01 ottobre 2021 10:18

Il presidente turco Recep Tayyip Erdoğan è un equilibrista. Seguire le sue avventure diplomatiche e militari può dare le vertigini, perché Erdoğan cambia bruscamente posizione e a volte ne adotta diverse contemporaneamente. La Turchia oggi è l’emblema di un periodo di ricomposizione geopolitica in cui le alleanze possono essere rimesse in discussione (lo abbiamo visto recentemente in Australia) e gli appetiti delle potenze, a lungo repressi, si manifestano alla luce del giorno.

Il 30 settembre il presidente turco si trovava a Soči, in Russia, per incontrare un uomo che non si capisce bene se sia suo partner, suo avversario o entrambe le cose: Vladimir Putin. Russia e Turchia si scontrano nel nordovest della Siria e in Libia, ma i due leader hanno sempre trovato il modo di capirsi, quasi sempre a scapito degli Stati Uniti.

Erdoğan ha lasciato Mosca con un annuncio che avrà sicuramente irritato Washington: la Turchia e la Russia intendono collaborare per la produzione di aerei da combattimento e sottomarini. Ankara, inoltre, acquisterà il secondo lotto del sistema di difesa antiaerea russo S-400.

Un problema complesso
Erdoğan mette costantemente alla prova i rapporti di forze. L’acquisto del primo lotto di S-400 è valso alla Turchia, ai tempi di Donald Trump, una serie di sanzioni e in particolare l’esclusione dal programma degli aerei da combattimento statunitensi F-35. Il presidente turco sperava di ammansire Joe Biden, che però il mese scorso gli ha rifiutato un incontro a margine dell’Assemblea generale delle Nazioni Unite a New York.

L’alleanza atlantica vive una contraddizione permanente

Erdoğan rappresenta un problema complesso per gli Stati Uniti: la Turchia fa parte della Nato, l’alleanza guidata da Washington, ma da qualche anno porta avanti una strategia autonoma senza consultarsi con gli alleati. Ankara è intervenuta militarmente in Libia, in Siria, in Iraq e in Armenia al fianco dell’Azerbaijan. Inoltre la Turchia era presente a Kabul dopo la partenza della Nato. La lista, insomma, è lunga.

Il 30 settembre, seppur ufficiosamente, la Nato ha criticato l’annuncio della collaborazione sugli armamenti con Mosca. Ufficialmente, invece, non accade nulla.
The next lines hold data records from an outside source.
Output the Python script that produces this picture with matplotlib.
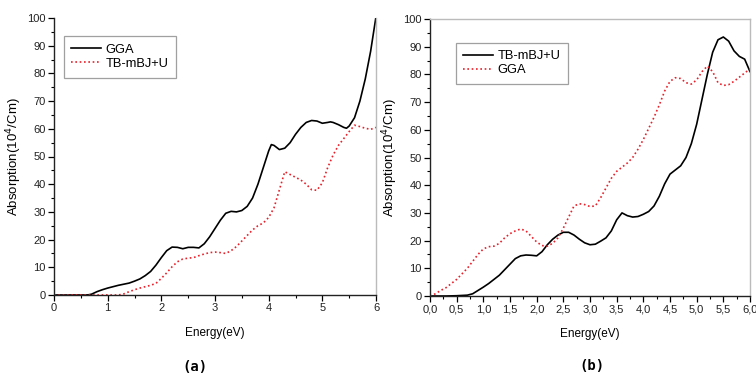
import matplotlib
matplotlib.use("Agg")
import matplotlib.pyplot as plt
from matplotlib.ticker import MultipleLocator, FuncFormatter

plt.rcParams['font.family'] = ['Liberation Sans', 'DejaVu Sans']

# Panel (a): energy grid (eV) and absorption (10^4/cm)
energy_a = [0.0, 0.2, 0.4, 0.6, 0.65, 0.7, 0.8, 0.9, 1.0, 1.1, 1.2, 1.3, 1.4, 1.5, 1.6, 1.7,
            1.8, 1.9, 2.0, 2.1, 2.2, 2.3, 2.4, 2.5, 2.6, 2.7, 2.8, 2.9, 3.0, 3.1, 3.2,
            3.3, 3.4, 3.5, 3.6, 3.7, 3.8, 3.9, 4.0, 4.05, 4.1, 4.2, 4.3, 4.4, 4.5, 4.6,
            4.7, 4.8, 4.9, 5.0, 5.1, 5.15, 5.2, 5.3, 5.4, 5.45, 5.5, 5.6, 5.7, 5.8,
            5.9, 6.0]
gga_a = [0.0, 0.0, 0.0, 0.0, 0.1, 0.3, 1.2, 1.9, 2.5, 3.0, 3.5, 3.9, 4.3, 5.0, 5.8, 7.0,
         8.5, 10.8, 13.5, 16.0, 17.3, 17.2, 16.7, 17.2, 17.2, 17.0, 18.5, 21.0, 24.0, 27.0, 29.5,
         30.2, 30.0, 30.5, 32.0, 35.0, 40.0, 46.0, 52.0, 54.3, 54.0, 52.5, 53.0, 55.0, 58.0, 60.5,
         62.3, 63.0, 62.8, 62.0, 62.3, 62.5, 62.3, 61.5, 60.5, 60.2, 61.0, 64.0, 70.0, 78.0,
         88.0, 100.5]

energy_a2 = [0.0, 0.4, 0.8, 1.2, 1.3, 1.4, 1.5, 1.6, 1.7, 1.8, 1.9, 2.0, 2.1, 2.2, 2.3, 2.4,
             2.5, 2.6, 2.7, 2.8, 2.9, 3.0, 3.1, 3.2, 3.3, 3.4, 3.5, 3.6, 3.7, 3.8, 3.9,
             4.0, 4.1, 4.2, 4.3, 4.4, 4.5, 4.6, 4.7, 4.8, 4.9, 5.0, 5.1, 5.2, 5.3, 5.4,
             5.5, 5.6, 5.7, 5.8, 5.9, 6.0]
mbj_a = [0.0, 0.0, 0.0, 0.0, 0.4, 1.2, 1.9, 2.5, 3.0, 3.5, 4.2, 6.0, 8.0, 10.2, 12.0, 13.0,
         13.3, 13.5, 14.2, 14.8, 15.3, 15.5, 15.3, 15.0, 16.0, 17.5, 19.5, 21.5, 23.5, 25.0, 26.0,
         28.0, 31.5, 38.0, 44.5, 43.5, 42.5, 41.5, 40.0, 38.0, 37.8, 40.5, 46.0, 50.5, 54.0, 56.5,
         59.0, 61.3, 60.8, 60.2, 59.8, 60.5]

# Panel (b)
energy_b = [0.0, 0.3, 0.5, 0.7, 0.8, 0.9, 1.0, 1.1, 1.2, 1.3, 1.4, 1.5, 1.6, 1.7, 1.8, 1.9,
            2.0, 2.1, 2.2, 2.3, 2.4, 2.5, 2.6, 2.7, 2.8, 2.9, 3.0, 3.1, 3.2, 3.3, 3.4,
            3.5, 3.6, 3.7, 3.8, 3.9, 4.0, 4.1, 4.2, 4.3, 4.4, 4.5, 4.6, 4.7, 4.8, 4.9,
            5.0, 5.1, 5.2, 5.3, 5.4, 5.5, 5.6, 5.7, 5.8, 5.9, 6.0]
mbj_b = [0.0, 0.0, 0.1, 0.3, 0.8, 2.0, 3.2, 4.5, 6.0, 7.5, 9.5, 11.5, 13.5, 14.5, 14.8, 14.7,
         14.5, 16.0, 18.5, 20.5, 22.0, 23.0, 23.0, 22.0, 20.5, 19.2, 18.5, 18.7, 19.8, 21.0, 23.5,
         27.5, 30.0, 29.0, 28.5, 28.7, 29.5, 30.5, 32.5, 36.0, 40.5, 44.0, 45.5, 47.0, 50.0, 55.0,
         62.0, 71.0, 80.0, 88.0, 92.5, 93.5, 92.0, 88.5, 86.5, 85.5, 81.0]

energy_b2 = [0.0, 0.1, 0.2, 0.3, 0.4, 0.5, 0.6, 0.7, 0.8, 0.9, 1.0, 1.1, 1.2, 1.3, 1.4, 1.5,
             1.6, 1.7, 1.8, 1.9, 2.0, 2.1, 2.2, 2.3, 2.4, 2.5, 2.6, 2.7, 2.8, 2.9, 3.0,
             3.1, 3.2, 3.3, 3.4, 3.5, 3.6, 3.7, 3.8, 3.9, 4.0, 4.1, 4.2, 4.3, 4.4, 4.5,
             4.6, 4.7, 4.8, 4.9, 5.0, 5.1, 5.2, 5.3, 5.4, 5.5, 5.6, 5.7, 5.8, 5.9, 6.0]
gga_b = [0.0, 0.8, 2.0, 3.0, 4.5, 6.0, 8.0, 10.0, 12.5, 15.0, 17.0, 17.8, 18.0, 19.0, 21.0, 22.5,
         23.5, 24.2, 23.5, 21.5, 19.5, 18.2, 18.0, 19.0, 21.0, 24.5, 28.5, 32.5, 33.3, 33.0, 32.3,
         32.5, 35.5, 39.0, 42.5, 45.0, 46.5, 48.0, 50.0, 53.0, 56.5, 60.5, 64.5, 69.0, 74.0, 77.5,
         78.8, 78.5, 77.0, 76.5, 78.0, 81.0, 83.0, 81.0, 77.0, 76.0, 76.3, 77.5, 79.0, 80.5, 82.0]

RED = '#e8202a'
FS_TICK = 8

fig = plt.figure(figsize=(7.56, 3.74), dpi=100)
ax_a = fig.add_axes([54 / 756, 79 / 374, 322 / 756, 277 / 374])
ax_b = fig.add_axes([430 / 756, 78 / 374, 320 / 756, 277 / 374])


def style_axes(ax, major_x, minor_x, fmt):
    ax.set_xlim(0, 6)
    ax.set_ylim(0, 100)
    ax.xaxis.set_major_locator(MultipleLocator(major_x))
    ax.xaxis.set_minor_locator(MultipleLocator(minor_x))
    ax.yaxis.set_major_locator(MultipleLocator(10))
    ax.yaxis.set_minor_locator(MultipleLocator(5))
    ax.xaxis.set_major_formatter(FuncFormatter(fmt))
    ax.tick_params(which='major', direction='out', length=4, width=0.9,
                   labelsize=FS_TICK, colors='black', pad=2)
    ax.tick_params(which='minor', direction='out', length=2.5, width=0.8)
    ax.tick_params(axis='both', labelcolor='#222222')
    for s in ('left', 'bottom'):
        ax.spines[s].set_linewidth(1.0)
        ax.spines[s].set_color('#222222')
    ax.set_xlabel('Energy(eV)', fontsize=8.5, labelpad=10)
    ax.set_ylabel('Absorption(10$^4$/Cm)', fontsize=9.5, labelpad=2)


style_axes(ax_a, 1, 0.5, lambda v, p: f'{v:.0f}')
style_axes(ax_b, 0.5, 0.25, lambda v, p: f'{v:.1f}'.replace('.', ','))

ax_a.spines['top'].set_visible(False)
ax_a.spines['right'].set_color('#bbbbbb')
ax_a.spines['right'].set_linewidth(1.0)
for s in ('top', 'right'):
    ax_b.spines[s].set_color('#bbbbbb')
    ax_b.spines[s].set_linewidth(1.0)

ax_a.plot(energy_a, gga_a, color='black', lw=1.2, label='GGA')
ax_a.plot(energy_a2, mbj_a, color=RED, lw=1.2, ls=(0, (1, 1.6)), label='TB-mBJ+U')

ax_b.plot(energy_b, mbj_b, color='black', lw=1.2, label='TB-mBJ+U')
ax_b.plot(energy_b2, gga_b, color=RED, lw=1.2, ls=(0, (1, 1.6)), label='GGA')

for ax, loc in ((ax_a, (0.03, 0.785)), (ax_b, (0.08, 0.765))):
    leg = ax.legend(loc='lower left', bbox_to_anchor=loc, fontsize=9.3, frameon=True,
                    fancybox=False, edgecolor='#888888', handlelength=2.3,
                    handletextpad=0.35, borderpad=0.6, labelspacing=0.15,
                    borderaxespad=0)
    leg.get_frame().set_linewidth(0.9)

fig.text(195 / 756, 1 - 367 / 374, '(a)', fontsize=10, fontweight='bold',
         family='DejaVu Sans Mono', ha='center', va='center')
fig.text(592 / 756, 1 - 366 / 374, '(b)', fontsize=10, fontweight='bold',
         family='DejaVu Sans Mono', ha='center', va='center')

fig.savefig('out.png', dpi=100)
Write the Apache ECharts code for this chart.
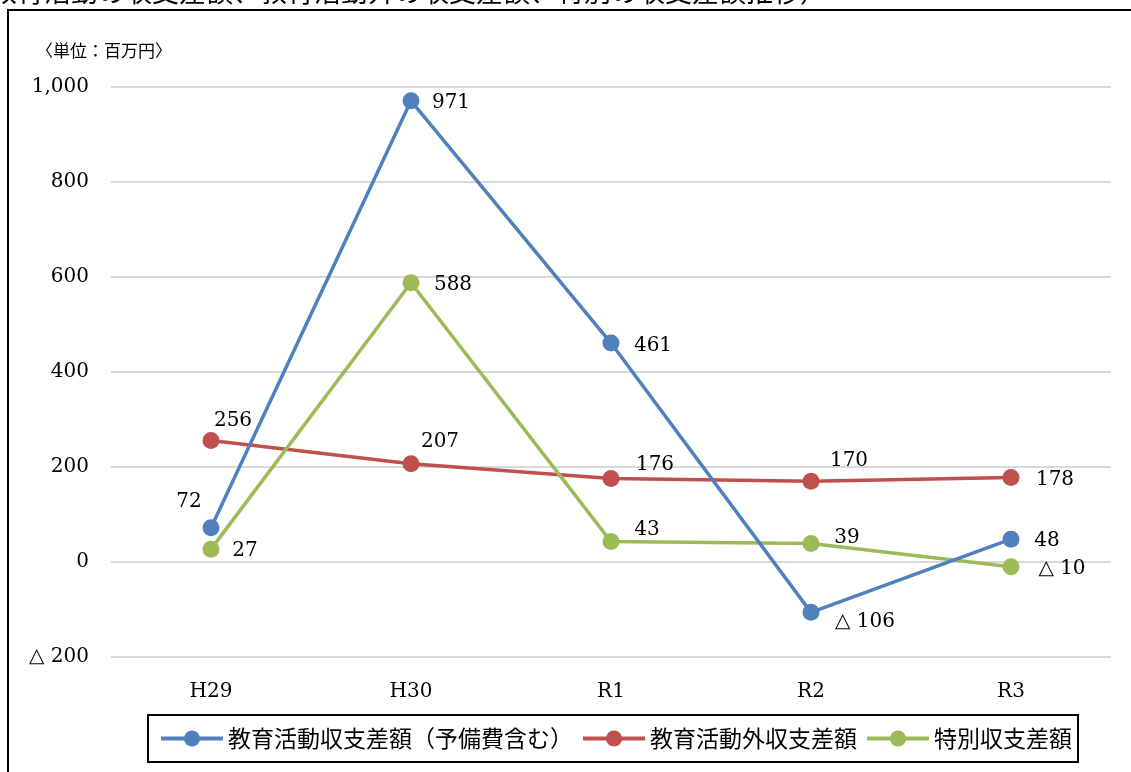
<!DOCTYPE html>
<html><head><meta charset="utf-8">
<script src="https://cdn.jsdelivr.net/npm/echarts@6/dist/echarts.min.js"></script>
<style>html,body{margin:0;padding:0;background:#fff}#c{width:1131px;height:772px}</style>
</head><body><div id="c"></div>
<script>
const categories = ['H29','H30','R1','R2','R3'];
const seriesNames = ['教育活動収支差額（予備費含む）','教育活動外収支差額','特別収支差額'];
const eduValues = [72, 971, 461, -106, 48];
const nonEduValues = [256, 207, 176, 170, 178];
const specialValues = [27, 588, 43, 39, -10];
const yTicks = [-200, 0, 200, 400, 600, 800, 1000];
const unitText = '〈単位：百万円〉';
const titleText = '教育活動の収支差額、教育活動外の収支差額、特別の収支差額推移）';

const serif = 'DejaVu Serif';
const jp = 'Noto Sans CJK JP';
const fmt = v => v < 0 ? '△ ' + Math.abs(v).toLocaleString('en-US') : v.toLocaleString('en-US');

const colors = ['#4F81BD', '#C0504D', '#9BBB59'];
const labelOffsets = [
  [[-22,-26],[40,2],[42,3],[54,9],[36,2]],
  [[22,-20],[29,-22],[44,-14],[38,-20],[44,2]],
  [[34,2],[42,2],[36,-12],[36,-6],[51,2]]
];
const allValues = [eduValues, nonEduValues, specialValues];

function mk(i){
  return {
    name: seriesNames[i], type: 'line', z: 3 + (i===0?2:i===2?1:0),
    data: allValues[i].map((v,j) => ({
      value: v,
      label: { show: true, position: 'inside', offset: labelOffsets[i][j] }
    })),
    symbol: 'circle', symbolSize: 17,
    lineStyle: { color: colors[i], width: 3.5 },
    itemStyle: { color: colors[i] },
    label: { formatter: p => fmt(p.value), color: '#000', fontFamily: serif, fontSize: 20 },
    emphasis: { disabled: true },
    animation: false
  };
}

const chart = echarts.init(document.getElementById('c'));
chart.setOption({
  animation: false,
  grid: { left: 111, right: 20, top: 87, bottom: 115 },
  xAxis: {
    type: 'category', data: categories, boundaryGap: true,
    axisLine: { show: false }, axisTick: { show: false },
    axisLabel: { color: '#000', fontFamily: serif, fontSize: 20, margin: 25 }
  },
  yAxis: {
    type: 'value', min: yTicks[0], max: yTicks[yTicks.length-1], interval: 200,
    axisLine: { show: false }, axisTick: { show: false },
    splitLine: { lineStyle: { color: '#D9D9D9', width: 2 } },
    axisLabel: { color: '#000', fontFamily: serif, fontSize: 20, margin: 22, formatter: v => fmt(v) }
  },
  legend: {
    data: seriesNames, left: 148, top: 715,
    borderColor: '#000', borderWidth: 2,
    padding: [12, 6, 12, 11],
    itemWidth: 62, itemHeight: 20, itemGap: 8,
    lineStyle: { width: 4 },
    textStyle: { fontFamily: jp, fontSize: 23, color: '#000' }
  },
  graphic: [
    { type: 'rect', shape: { x: 8, y: 10, width: 1140, height: 800 }, style: { fill: 'none', stroke: '#000', lineWidth: 2 }, silent: true },
    { type: 'text', left: 36, top: 42, style: { text: unitText, font: '17px "Noto Sans CJK JP"', fill: '#000' } },
    { type: 'text', left: -10, top: -22, style: { text: titleText, font: '27px "Noto Sans CJK JP"', fill: '#000' } }
  ],
  series: [mk(0), mk(1), mk(2)]
});
</script></body></html>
L’alleanza atlantica vive questa contraddizione permanente.

La Francia aveva cercato di sollevare il problema turco alla Nato. È pensando ad Ankara, infatti, che alla fine del 2019 il presidente francese Emmanuel Macron aveva dichiarato al settimanale The Economist che la Nato era “in stato di morte cerebrale”. La formula aveva fatto scalpore, ma Macron aveva semplicemente messo la Nato davanti alle sue contraddizioni. Purtroppo non è servito, anche perché gli Stati Uniti pensano solo alla Cina.

La stessa Francia ha reso la situazione un po’ più complessa firmando alcuni giorni fa un partenariato strategico con la Grecia che contiene una clausola di solidarietà in caso di aggressione. Quale paese potrebbe provocare l’attivazione di quella clausola? Naturalmente la Turchia. Il problema è che la Francia, la Grecia e la Turchia fanno parte della stessa alleanza, cioè la Nato.

Questa confusione generale non potrà durare in eterno. Oggi tutti preferirebbero che la Turchia rimanesse all’interno della Nato, per limitare i danni. Ma resta il fatto che esiste un’evidente incoerenza all’interno dell’alleanza, in un momento di grandi cambiamenti nei rapporti di forza internazionali. Un giorno, forse, la Nato uscirà dal coma per risolvere i suoi problemi.